Podthoughts by Colin Marshall: How Did This Get Made?

Posted by Maximum Fun on 3rd March 2012

Vital stats:
Format: discussion of the various unbelievabilities of non-respected movies with comedians — and sometimes the filmmakers themselves
Episode duration: 35m-1h30m
Frequency: biweekly (with previews on the weeks between)

When I grew old enough to watch, I began watching films. When I grew old enough to read, I began reading film criticism. I’ve never slowed in either pursuit, but only lately have I realized that I don’t care if a movie is “good” or “bad.” By that I mean not only that it doesn’t matter to me if a critic, even one I read religiously, thinks a movie is good or bad — I figured that out first — but that it doesn’t matter to me if I think a movie is good or bad. We build no more rickety structures than opinions, instinctively slapping them together in the heat of the moment on foundations of shifting sand. Thumbing a picture up or down may make for a satisfying declaration of self — “I feel this way about this movie, and moreover, I exist!” — but I need to hear more. I long to discuss film as an experience, not as a mere object of acceptance or rejection — and I suspect, on some level, that you do too.
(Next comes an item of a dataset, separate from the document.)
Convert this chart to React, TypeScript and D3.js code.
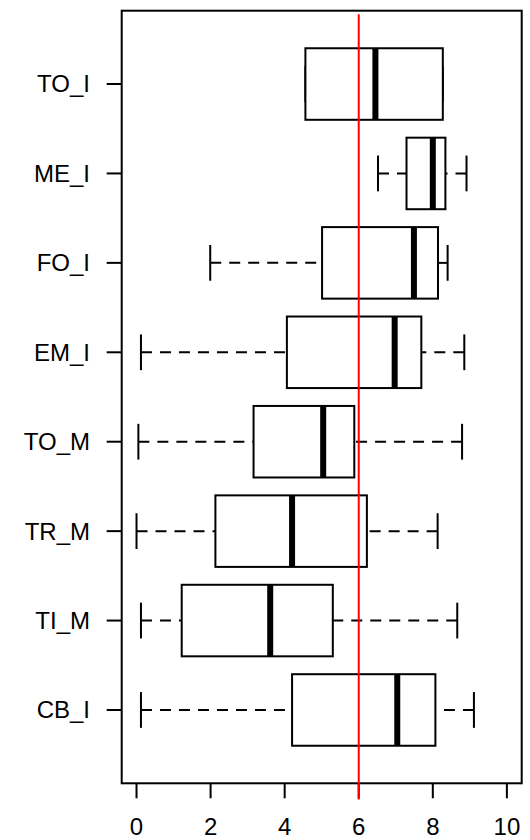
import React from 'react'
import * as d3 from 'd3'

// categories from bottom (position 1) to top (position 8)
const categories = ['CB_I', 'TI_M', 'TR_M', 'TO_M', 'EM_I', 'FO_I', 'ME_I', 'TO_I']
const whiskerLow = [0.12, 0.12, 0.0, 0.05, 0.12, 1.99, 6.52, 4.56]
const q1 = [4.2, 1.22, 2.13, 3.16, 4.06, 5.01, 7.29, 4.56]
const medians = [7.04, 3.61, 4.2, 5.04, 6.97, 7.49, 8.0, 6.45]
const q3 = [8.07, 5.3, 6.22, 5.88, 7.69, 8.14, 8.34, 8.27]
const whiskerHigh = [9.11, 8.66, 8.13, 8.79, 8.85, 8.4, 8.91, 8.27]
const xTicks = [0, 2, 4, 6, 8, 10]
const refValue = 6

const width = 530
const height = 840
const margin = { left: 121.7, right: 8.3, top: 10.7, bottom: 56.7 }
const font = '"Liberation Sans", Arial, sans-serif'

export default function App() {
  if (typeof document !== 'undefined') document.body.style.margin = '0'

  const x = d3.scaleLinear().domain([-0.4, 10.4]).range([margin.left, width - margin.right])
  const y = d3.scaleLinear().domain([0.18, 8.82]).range([height - margin.bottom, margin.top])

  const boxHalf = (y(0) - y(0.4))
  const capHalf = (y(0) - y(0.2))
  const plotBottom = y(0.18)

  return (
    <svg width={width} height={height} style={{ position: 'absolute', left: 0, top: 0, display: 'block' }}>
      <rect width={width} height={height} fill="#fff" />

      {categories.map((name, i) => {
        const cy = y(i + 1)
        return (
          <g key={name}>
            {/* whiskers, dashed from cap towards box */}
            <line x1={x(whiskerLow[i])} x2={x(q1[i])} y1={cy} y2={cy}
              stroke="#000" strokeWidth={2} strokeDasharray="11 8" />
            <line x1={x(whiskerHigh[i])} x2={x(q3[i])} y1={cy} y2={cy}
              stroke="#000" strokeWidth={2} strokeDasharray="11 8" />
            {/* caps */}
            <line x1={x(whiskerLow[i])} x2={x(whiskerLow[i])} y1={cy - capHalf} y2={cy + capHalf}
              stroke="#000" strokeWidth={2} />
            <line x1={x(whiskerHigh[i])} x2={x(whiskerHigh[i])} y1={cy - capHalf} y2={cy + capHalf}
              stroke="#000" strokeWidth={2} />
            {/* box */}
            <rect x={x(q1[i])} y={cy - boxHalf} width={x(q3[i]) - x(q1[i])} height={boxHalf * 2}
              fill="#fff" stroke="#000" strokeWidth={2} />
            {/* median */}
            <line x1={x(medians[i])} x2={x(medians[i])} y1={cy - boxHalf} y2={cy + boxHalf}
              stroke="#000" strokeWidth={6} />
            {/* y tick + label */}
            <line x1={margin.left - 15} x2={margin.left} y1={cy} y2={cy} stroke="#000" strokeWidth={2} />
            <text x={90} y={cy} dy="0.35em" textAnchor="end" fontFamily={font} fontSize={24} fill="#000">
              {name}
            </text>
          </g>
        )
      })}

      {/* plot frame */}
      <rect x={margin.left} y={margin.top} width={width - margin.left - margin.right}
        height={plotBottom - margin.top} fill="none" stroke="#000" strokeWidth={2} />

      {/* x axis ticks */}
      {xTicks.map(t => (
        <g key={t}>
          <line x1={x(t)} x2={x(t)} y1={plotBottom} y2={plotBottom + 15} stroke="#000" strokeWidth={2} />
          <text x={x(t)} y={835} textAnchor="middle" fontFamily={font} fontSize={24} fill="#000">{t}</text>
        </g>
      ))}

      {/* reference line */}
      <line x1={x(refValue)} x2={x(refValue)} y1={y(8.78)} y2={y(0)} stroke="#ff0000" strokeWidth={2} />
    </svg>
  )
}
How Did This Get Made? [RSS] [iTunes] keys into that desire, though it doesn’t announce its mission in quite those words. “Have you ever watched a movie so terrible, so unwatchable, that it actually is amazing?” its iTunes description asks. Admittedly, that question alone hardly gets my blood flowing; I felt forced long ago to, in the manner of Dave Erdman, abandon enthusiasm for the intellectual and aesthetic dead end of the so-bad-it’s-good. But I didn’t replace it with undivided pursuit of “the good,” since, when I try to get my mind around it to define it, the concept disperses like smoke. I began to conceive of all cinema as a circle, with the movies people call “good” and the movies people call “bad” meeting at one particularly fascinating point. I downloaded a slew of this podcast’s episodes when I heard Patton Oswalt, in a guest appearance on How Was Your Week?, tell Julie Klausner that its crew doesn’t just bitch and moan about movies they don’t like; they treat their widely reviled subjects as sources of interestingness equal to their most respected brethren.

This crew, by the way, comprises comedians Paul Scheer, June Diane Raphael, and Jason Mantzoukas (who, we are often told, is not on Twitter). They watch recent and recent-ish releases like Sucker Punch, Gigli, and Battlefield Earth, movies whose box-office performances vary but around all of whom the stink of failure hangs heavily. They sometimes discuss them with comedy-type guests like Matt Walsh [MP3], Paul Rust [MP3], and Maximum Fun’s own Jordan Morris [MP3]. In a series of clever coups for a show not about to dole out praise, they occasionally bring in guests involved in the production of the fortnight’s film, like Greg Sestero, co-star and jack-of-all-trades on Tommy Wiseau’s immortal The Room [MP3] or — wait for it — the star of Cool as Ice, the one and only Vanilla Ice [MP3]. (For the last fifteen minutes of the episode, anyway.)

The talk with involved parties, a raid on the store of curiosity-satiating behind-the-scenes details they possess, highlights the best instincts driving How Did This Get Made? While certain films feel distant and thus somehow malevolently shoddy, reducing the panel to bouts of angered dismissal — Battlefield Earth comes back to mind — others provoke a richer question: no, really — how did this get made? The conversations usually revolve around what the Internet kids call “WTF moments”: the inexplicable events, actions, and creative choices these selections offer in spades. The show’s most memorable times come when Scheer, Raphael, Mantzoukas, and guests don’t just point and gawp in astonishment but genuinely try to figure out what they’ve seen, why they’ve seen it, and how it came to be seeable in the first place. Some of these questions have no answers. Perhaps none do, but grappling with them casts light on so much about how movies work and how different viewers engage with them in different ways.

But I don’t want to make this sound too heady. How Did This Get Made? adheres to several old showbiz commandments like the one about leavin’ ’em wantin’ more, which it does by usually ending on or before the 45-minute mark, and the one about keepin’ it light, which it does with invitations for the listeners to submit Love Guru character names of their own invention. I don’t know if Vaudeville had anything to say about reading aloud Amazon.com reviews by the semi-literate, but if it did, Scheer and co., with their recurring segment “Second Opinions,” have pulled off a hat trick. Yet I would submit that they ignore the cinematic brain trust of Netflix user-reviewers at their peril. About Ran, for instance, one Netflicker lamented that “there was too many horsehoof beats.” Not that any Kurosawa film would ever land on the chopping block of a show like this. But it makes you wonder: wouldn’t a movie podcaster face the greatest of challenge of all not in actively watching and discussing not the Sucker Punches of the world, nor the Rans, but the vast desert of apparent unremarkability between? CineMediocrity: one of you, please, take this idea and run with it. If you can bear it.